Common Ground hosted its second event centered around the ongoing war in Ukraine on Tuesday, Nov. 15 at 7 p.m. in Bradford Auditorium. The panel featured Andrei Kozyrev, the first Minister of Foreign Affairs for Russia post-Soviet Union as well as Nicolai Petro, the Silvia-Chandley Professor of Peace Studies and Nonviolence and Professor of Political Science at the University of Rhode Island. The discussion between the two was moderated by the Hamilton College Henry Platt Bristol Professor of International Relations, Professor Alan Cafruny.
Petro was the first to speak, noting how the Russian invasion of Ukraine is Moscow’s military effort to end Ukraine’s existence as a state and reconstitute the Soviet Union. He believes that Russia’s and Ukraine’s future is controlled by their own people and that in order to potentially end the war in the near future, the two countries need to actively choose to build a peaceful relationship.
Additionally, the University of Rhode Island scholar declared that direct North Atlantic Treaty Organization (NATO) military action will not end the war, but NATO can supply the Ukrainian military with weapons. Additionally, Western nations can continue to employ sanctions in hopes of destroying the Russian economy; however, Petro referenced three decades worth of research that has concluded that sanctions with vague objectives applied over long periods of time allow the targets to adjust. As such, sanctions have never succeeded in changing the policies of other nations — not even once. Moreover, Russia is on track to end this war with a budget surplus, highlighting the failure of the sanctions. Petro summed up his argument, proclaiming that this war is not just about Ukraine, but it is about a larger crusade as Moscow is fighting against liberal democracy, freedom and progress.
Conversely, the former Russian Minister of Foreign Affairs believes that the sole reason for the war in Ukraine is that Russia hates examples of prosperous, free democracies in the West. Russia is fearful that Ukraine will further democratize, becoming closer with Russia’s enemies: NATO and the West. The Russian government particularly hates NATO since the organization was created to protect the world from Former Premier of the Soviet Union Joseph Stalin and Soviet Union aggression.
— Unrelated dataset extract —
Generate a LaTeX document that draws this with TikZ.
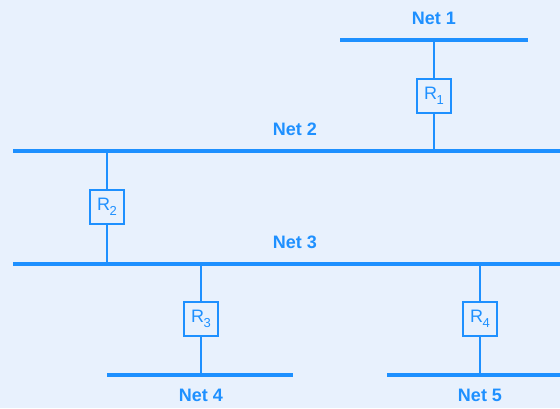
\documentclass[tikz,border=0pt]{standalone}
\usepackage{fontspec}
\setmainfont{Liberation Sans}
\usepackage{tikz}
\usetikzlibrary{positioning}
\definecolor{netblue}{RGB}{30,144,255}
\definecolor{paper}{RGB}{232,241,253}
\newcommand{\rtr}[1]{R\kern-0.3pt\raisebox{-5pt}{\fontsize{13}{13}\selectfont #1}}

\begin{document}
\begin{tikzpicture}[x=1pt,y=1pt]
\tikzstyle{net}=[draw=netblue, line width=3.2pt]
\tikzstyle{link}=[draw=netblue, line width=1.6pt]
\tikzstyle{router}=[rectangle, draw=netblue, line width=1.3pt, fill=paper, minimum width=34pt, minimum height=34pt, inner sep=0pt, text=netblue, font=\fontsize{18}{18}\selectfont]
\tikzstyle{netlabel}=[text=netblue, font=\fontsize{18}{18}\selectfont\bfseries]
\fill[paper] (0,0) rectangle (560,408);
\useasboundingbox (0,0) rectangle (560,408);
% nets
\coordinate (n1l) at (340,368); \coordinate (n1r) at (528,368);
\coordinate (n2l) at (13,257);  \coordinate (n2r) at (560,257);
\coordinate (n3l) at (13,144);  \coordinate (n3r) at (560,144);
\coordinate (n4l) at (107,33);  \coordinate (n4r) at (293,33);
\coordinate (n5l) at (387,33);  \coordinate (n5r) at (560,33);
\draw[net] (n1l) -- (n1r);
\draw[net] (n2l) -- (n2r);
\draw[net] (n3l) -- (n3r);
\draw[net] (n4l) -- (n4r);
\draw[net] (n5l) -- (n5r);
\node[netlabel] (net1) at (434,390) {Net 1};
\node[netlabel] (net2) at (295,279) {Net 2};
\node[netlabel] (net3) at (295,166) {Net 3};
\node[netlabel] (net4) at (201,13) {Net 4};
\node[netlabel] (net5) at (480,13) {Net 5};
% routers
\node[router] (r1) at (434,312) {\rtr{1}};
\node[router] (r2) at (107,201) {\rtr{2}};
\node[router] (r3) at (201,89) {\rtr{3}};
\node[router] (r4) at (480,89) {\rtr{4}};
\path (r1) edge [link] (r1 |- n1l);
\path (r1) edge [link] (r1 |- n2l);
\path (r2) edge [link] (r2 |- n2l);
\path (r2) edge [link] (r2 |- n3l);
\path (r3) edge [link] (r3 |- n3l);
\path (r3) edge [link] (r3 |- n4l);
\path (r4) edge [link] (r4 |- n3l);
\path (r4) edge [link] (r4 |- n5l);
\end{tikzpicture}
\end{document}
Russia has made several attempts to join NATO, but has failed to meet the criteria, which include introducing democracy and a free market economy in the country.
Kozyrev recognized that Russian President Vladimir Putin did not come out of nowhere. Former Russian President Boris Yeltsin appointed Putin as the chief of Presidential Staff in 1997 and the former KGB foreign intelligence officer has stayed in power ever since. In fact, Kozyrev holds that Putin has never been democratically elected to his roles. As he has centralized power in the Kremlin, Putin has cracked down on media-owning oligarchs in order to maintain full control over the press and media in Russia.
Kozyrev reflected on growing up in the Soviet Union when there was no free media. Like Kozyrev, Putin also grew up in the USSR and learned from the Soviet environment that when the state possesses total power, the media becomes propaganda and the population becomes indoctrinated as the government-owned media is the only form of information to which the people are exposed.
Though there were some areas of agreement, by the end of the event, Petro and Kozyrev continued to disagree about the role of NATO in the War.